Special recognition must be given to the film’s distributor, Expanded Entertainment, which has helped revitalize the short subject in recent years. Besides annual “International Tournee of Animation” and “Animation Celebration” fests, Expanded Entertainment has also released feature compilations of claymation shorts by Will Vinton (today best known for his California Raisin ads) and short films by the late George Pal, whose stunning replacement-style Puppetoons from the 1940s were all but forgotten until Expanded released “The Puppetoon Movie” in 1987.

Though several of the animated shorts in this compilation have adult themes, “The Second Animation Celebration” is otherwise ideal for older children and adults alike. The series features short films of tremendous wit, poignancy and intelligence, and if you haven’t been to one of these festivals yet, now is the perfect time.

The series even includes several sequences featuring “The Simpsons,” the “Rocky and Bullwinkle” of the ’90s. The five Simpsons snippets, all running about two minutes, were produced as filler for “The Tracy Ullman Show,” and it’s interesting to compare the design of the characters to their current television counterparts.

The real highlights however, come from several shorts that are as imaginatively conceived as they are expertly animated.

“Rarg” is a 20-minute British short directed by Tony Collingwood combining the best elements of Dr. Seuss and Ray Bradbury. A futuristic society makes an astonishing discovery that will require the combined efforts of every citizen of “Rarg” to save it from oblivion. This delightful short (not nearly as gloomy as it sounds) is as imaginative as anything the Disney studio has ever produced.

Speaking of Disney, another standout is “The Marathon,” a tribute to Mickey Mouse produced by student animators in the Soviet Union. This beautiful short, featuring a silhouetted Mickey dancing with a little boy as he grows to manhood, had Disney executives in tears hugging one another, such was the film’s power.

Other highlights include the vivid “Lazar,” featuring a grotesque trying to escape a repressive society. Written and directed by American Gavrilo Gnatovich, it’s both moving and darkly funny, with impressively drawn characters (it took nearly six years to complete).
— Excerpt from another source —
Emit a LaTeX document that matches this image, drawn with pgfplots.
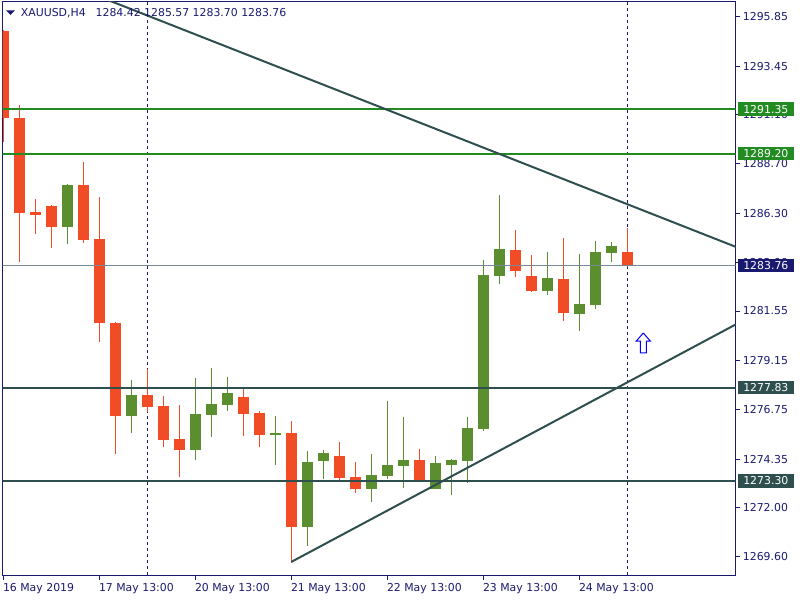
\documentclass[border=0pt]{standalone}
\usepackage{fontspec}
\setmainfont{DejaVu Sans}
\usepackage{pgfplots}
\usepackage{pgfplotstable}
\pgfplotsset{compat=1.18}
\definecolor{bearc}{RGB}{242,76,38}
\definecolor{bullc}{RGB}{90,142,46}
\definecolor{fg}{RGB}{25,25,112}
\definecolor{grn}{RGB}{34,139,34}
\definecolor{dsg}{RGB}{47,79,79}
\definecolor{bidc}{RGB}{119,136,153}
\newcommand{\F}{\fontsize{10.9bp}{13bp}\selectfont}

\pgfplotstableread{
i o h l c
4 1285.65 1287.70 1284.82 1287.67
8 1276.46 1278.20 1275.64 1277.47
12 1274.81 1278.29 1274.32 1276.55
13 1276.51 1278.78 1275.44 1277.03
14 1277.00 1278.34 1276.71 1277.57
17 1275.55 1276.45 1274.08 1275.60
19 1271.07 1274.75 1270.15 1274.21
20 1274.28 1274.80 1273.40 1274.65
23 1272.92 1274.60 1272.28 1273.58
24 1273.55 1277.18 1273.40 1274.07
25 1274.03 1276.40 1272.96 1274.31
27 1272.90 1274.50 1272.88 1274.16
28 1274.08 1274.35 1272.62 1274.31
29 1274.28 1276.40 1273.21 1275.87
30 1275.83 1284.03 1275.73 1283.30
31 1283.27 1287.19 1282.88 1284.56
34 1282.54 1284.42 1282.34 1283.15
36 1281.42 1284.32 1280.59 1281.89
37 1281.86 1284.95 1281.66 1284.42
38 1284.38 1284.90 1283.95 1284.71
}\bull

\pgfplotstableread{
i o h l c
0 1295.16 1295.20 1289.78 1290.94
1 1290.94 1291.56 1283.95 1286.33
2 1286.36 1286.99 1285.31 1286.23
3 1286.67 1286.71 1284.63 1285.65
5 1287.67 1288.78 1284.87 1285.01
6 1285.05 1287.09 1280.06 1280.98
7 1280.97 1281.02 1274.62 1276.46
9 1277.47 1278.73 1276.66 1276.90
10 1276.93 1277.42 1274.96 1275.30
11 1275.33 1276.98 1273.50 1274.81
15 1277.37 1277.81 1275.49 1276.56
16 1276.59 1276.69 1274.96 1275.54
18 1275.62 1276.21 1269.32 1271.07
21 1274.50 1275.18 1273.35 1273.45
22 1273.48 1274.21 1272.72 1272.92
26 1274.31 1274.84 1273.26 1273.35
32 1284.51 1285.49 1283.22 1283.51
33 1283.25 1284.27 1282.49 1282.54
35 1283.11 1285.10 1281.08 1281.47
39 1284.42 1285.57 1283.70 1283.76
}\bear

% draw candles of a table (#1) in colour #2
\newcommand{\candles}[2]{%
  \pgfplotstablegetrowsof{#1}%
  \pgfmathtruncatemacro{\nrows}{\pgfplotsretval-1}%
  \pgfplotsforeachungrouped \r in {0,...,\nrows}{%
    \pgfplotstablegetelem{\r}{i}\of{#1}\let\ci\pgfplotsretval
    \pgfplotstablegetelem{\r}{o}\of{#1}\let\co\pgfplotsretval
    \pgfplotstablegetelem{\r}{h}\of{#1}\let\ch\pgfplotsretval
    \pgfplotstablegetelem{\r}{l}\of{#1}\let\cl\pgfplotsretval
    \pgfplotstablegetelem{\r}{c}\of{#1}\let\cc\pgfplotsretval
    \edef\tmp{%
      \noexpand\addplot[#2, line width=1bp, forget plot] coordinates {(\ci,\cl) (\ci,\ch)};%
      \noexpand\addplot[#2, line width=11bp, forget plot] coordinates {(\ci,\co) (\ci,\cc)};%
    }\tmp
  }%
}

\begin{document}
\begin{tikzpicture}
\begin{axis}[
  at={(2.5bp,24.3bp)}, anchor=south west,
  scale only axis, width=733.2bp, height=573.7bp,
  xmin=-0.05, xmax=45.775, ymin=1268.69, ymax=1296.564,
  axis line style={fg, line width=1bp},
  tick style={fg, line width=1bp},
  tick align=outside, major tick length=4bp,
  xtick pos=bottom, ytick pos=right, yticklabel pos=right,
  xtick={0,6,12,18,24,30,36},
  xticklabels={16 May 2019,17 May 13:00,20 May 13:00,21 May 13:00,22 May 13:00,23 May 13:00,24 May 13:00},
  ytick={1295.85,1293.45,1291.10,1288.70,1286.30,1283.90,1281.55,1279.15,1276.75,1274.35,1272.00,1269.60},
  yticklabels={1295.85,1293.45,1291.10,1288.70,1286.30,1283.90,1281.55,1279.15,1276.75,1274.35,1272.00,1269.60},
  /pgf/number format/assume math mode=true,
  tick label style={font=\F, text=fg, inner sep=0pt},
  xticklabel style={anchor=north west, yshift=-4bp, xshift=-0.5bp},
  yticklabel style={anchor=west, xshift=3bp},
  clip=true,
]
% period separators
\addplot[fg, line width=1bp, dash pattern=on 3bp off 3bp] coordinates {(9,1260) (9,1300)};
\addplot[fg, line width=1bp, dash pattern=on 3bp off 3bp] coordinates {(39,1260) (39,1300)};
% candles
\candles{\bull}{bullc}
\candles{\bear}{bearc}
% horizontal levels
\addplot[grn, line width=2bp] coordinates {(-1,1291.35) (47,1291.35)};
\addplot[grn, line width=2bp] coordinates {(-1,1289.20) (47,1289.20)};
\addplot[bidc, line width=1bp] coordinates {(-1,1283.76) (47,1283.76)};
\addplot[dsg, line width=2bp] coordinates {(-1,1277.83) (47,1277.83)};
\addplot[dsg, line width=2bp] coordinates {(-1,1273.30) (47,1273.30)};
% trend lines
\addplot[dsg, line width=2bp] coordinates {(5,1297.13) (46,1284.60)};
\addplot[dsg, line width=2bp] coordinates {(18.0,1269.36) (46,1280.99)};
% arrow
\addplot[draw=blue, fill=white, line width=1bp] coordinates {(40,1280.48) (40.44,1280.09) (40.19,1280.09) (40.19,1279.52) (39.81,1279.52) (39.81,1280.09) (39.56,1280.09) (40,1280.48)};
% header
\node[anchor=north west, inner sep=0pt, xshift=18.2bp, yshift=-6bp, font=\F, text=fg] at (rel axis cs:0,1) {XAUUSD,H4\hspace{10bp}1284.42 1285.57 1283.70 1283.76};
\coordinate (tl) at (rel axis cs:0,1);
\coordinate (b1) at (axis cs:45.775,1291.35);
\coordinate (b2) at (axis cs:45.775,1289.20);
\coordinate (b3) at (axis cs:45.775,1283.76);
\coordinate (b4) at (axis cs:45.775,1277.83);
\coordinate (b5) at (axis cs:45.775,1273.30);
\end{axis}
\fill[fg] ([xshift=3.5bp,yshift=-8.5bp]tl) -- ++(9bp,0bp) -- ++(-4.5bp,-4.5bp) -- cycle;
\tikzset{pbox/.style={anchor=west, xshift=2bp, inner xsep=5.4bp, inner ysep=0pt, minimum height=13.7bp, text=white, font=\F}}
\node[pbox, fill=grn] at (b1) {1291.35};
\node[pbox, fill=grn] at (b2) {1289.20};
\node[pbox, fill=fg] at (b3) {1283.76};
\node[pbox, fill=dsg] at (b4) {1277.83};
\node[pbox, fill=dsg] at (b5) {1273.30};
\pgfresetboundingbox
\useasboundingbox (0,0) rectangle (800bp,600bp);
\end{tikzpicture}
\end{document}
“Goodnight Norma ... Goodnight Milton,” directed by John Schnall, is another darkly humorous allegory featuring a bickering couple returning home after a social occasion.

The festival does have a couple of klinkers — “Propagandance” is ineffective and obvious — and there’s also a bit much in the way of self-promotion by animation studios like the Boston-based Olive Jar Animation Studio, who created an eight-minute film consisting mostly of animated TV commercials.

Nevertheless, “The Second Animation Celebration: The Movie!” ranks as one of the better compilation films and is highly recommended to both first-timers for this sort of thing and animation buffs alike.

’The Second Animation Festival: The Movie!' will be shown tonight at 7 p.m. and Saturday at 5:30 and 9:45 p.m. at the Michigan Theater.